More than 700 people registered to attend the free, one-day in-person and virtual summit. Sponsored by The Maddy Institute, in partnership with the Livermore Lab Foundation, Fresno State, CSU Bakersfield, CSU Stanislaus, UC Merced and Climate Now, the summit offered an opportunity for key agricultural stakeholders to discuss not only California's 2045 net-neutrality deadline, but specific challenges often related to water, pricing, subsidies and policies. University-led panels offered innovative ideas on economics, repurposing lands, enhancing and preserving water as well as what the experimental smart farm might look like in the future.
Ross highlighted state policies and grant opportunities available to the agriculture community, but she made it clear the state's goal is a partnership to achieve results.
"There are 69,000 farms in California, 70 percent of which are under 100 acres," she said. "We want to partner with our farmers and ranchers to achieve results and not just rely on the regulatory process. There is a place for regulation, but when it comes to restoration, habitat, and biodiversity, working directly with farmers and ranchers, environmental conservation and restoration groups is where we want to be."
In addition, farmer and producer panels throughout the day also addressed the Sustainable Groundwater Management Act (SGMA), passed by California in 2014.
"In the long-term, SGMA is the right thing to do," said Dennis Parnagian, owner of Fowler Packing Company. "But it's challenging to get there."
In a panel on ag policy, Fresno State President Saul Jiménez-Sandoval called on the state to value agriculture as highly as the movie industry in Los Angeles and Silicon Valley tech.
"Government is failing to react nimbly," said Joe Del Bosque, owner of Del Bosque Farms. "We need new measures and new protocols."
Lawrence Livermore National Laboratory (LLNL) Senior Staff Scientist Jennifer Pett-Ridge, an accomplished soil expert, provided the overall technical context for the event by identifying local and national opportunities for sustainable and productive farming.
"Soils are at the nexus of carbon and energy, water and food security," said Pett-Ridge. "We're focusing on sustainable production systems, incentives, just outcomes and the scientific rigor to ensure climate benefits are measurable. Lawrence Livermore National Lab wants to provide the tools and data to shape state and national climate action plans."
Throughout the day, specific panel discussions were led by each of the four universities. UC Merced's panel on the university's smart farm was preceded by:
- The California Water Institute and a discussion of the Sustainable Groundwater Management Act and how a water trading market might be developed in California, sponsored by Fresno State.
- Revenue growth opportunities for landowners facing fallowing land, including what land repurposing looks like in the Central Valley and how it can be done equitably, sponsored by Stanislaus State.

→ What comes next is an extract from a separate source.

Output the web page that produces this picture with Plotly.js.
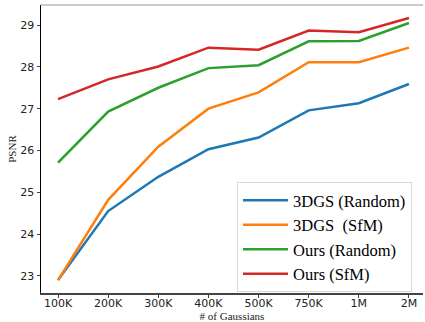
<!DOCTYPE html>
<html>
<head>
<meta charset="utf-8">
<script src="https://cdn.plot.ly/plotly-3.0.1.min.js"></script>
<style>html,body{margin:0;padding:0;background:#fff;}#chart{width:425px;height:322px;}</style>
</head>
<body>
<div id="chart"></div>
<script>
const categories = ["100K", "200K", "300K", "400K", "500K", "750K", "1M", "2M"];
const seriesNames = ["3DGS (Random)", "3DGS  (SfM)", "Ours (Random)", "Ours (SfM)"];
const gsRandom = [22.9, 24.55, 25.37, 26.03, 26.31, 26.96, 27.13, 27.59];
const gsSfm    = [22.9, 24.82, 26.09, 27.0, 27.39, 28.11, 28.11, 28.46];
const oursRandom = [25.71, 26.93, 27.5, 27.97, 28.04, 28.61, 28.62, 29.05];
const oursSfm    = [27.23, 27.7, 28.01, 28.46, 28.41, 28.87, 28.83, 29.17];
const colors = ["#1f77b4", "#ff7f0e", "#2ca02c", "#d62728"];
const allSeries = [gsRandom, gsSfm, oursRandom, oursSfm];

const traces = allSeries.map((ys, i) => ({
  x: categories, y: ys, type: "scatter", mode: "lines",
  name: seriesNames[i],
  line: {color: colors[i], width: 2.5}
}));

const layout = {
  width: 425, height: 322,
  margin: {l: 41, r: 2, t: 5, b: 29},
  paper_bgcolor: "#fff", plot_bgcolor: "#fff",
  showlegend: true,
  legend: {
    x: 0.513, y: 0.385, xanchor: "left", yanchor: "top",
    bgcolor: "#fff", bordercolor: "#d9d9d9", borderwidth: 1,
    font: {family: "Liberation Serif", size: 16.5, color: "#000"},
    itemwidth: 45
  },
  xaxis: {
    type: "category", range: [-0.34, 7.28],
    showgrid: false, zeroline: false,
    showline: true, linecolor: "#444", linewidth: 1.5,
    ticks: "outside", ticklen: 3, tickcolor: "#444",
    ticklabelstandoff: -4,
    tickfont: {family: "DejaVu Sans", size: 11, color: "#222"},
    title: {text: "# of Gaussians", font: {family: "Liberation Serif", size: 11, color: "#222"}, standoff: 0},
    mirror: false
  },
  yaxis: {
    range: [22.59, 29.48],
    tickvals: [23, 24, 25, 26, 27, 28, 29],
    showgrid: false, zeroline: false,
    showline: true, linecolor: "#000", linewidth: 1.5,
    ticks: "outside", ticklen: 3, tickcolor: "#444",
    tickfont: {family: "DejaVu Sans", size: 11, color: "#222"},
    title: {text: "PSNR", font: {family: "Liberation Serif", size: 11, color: "#222"}, standoff: 1}
  },
  shapes: [{type: "line", xref: "paper", yref: "paper", x0: 0, x1: 1, y0: 1, y1: 1, line: {color: "#bbb", width: 1.5}}]
};

Plotly.newPlot("chart", traces, layout, {displayModeBar: false, staticPlot: true});
</script>
</body>
</html>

- The business and economics of agriculture, and how climate is impacting agriculture supply chains and business strategies, sponsored by CSU Bakersfield.
Steve Blumenshine, CSU's interim executive director of Water Advocacy Toward Education and Research, appreciated the event.
"There are so many water interests and stakeholders in California, there wouldn't be any point in convening just CSU, UC or within a specific government agency. Everyone brings a different set of perspectives, values and currencies and deserves to be heard and represented in these conversations."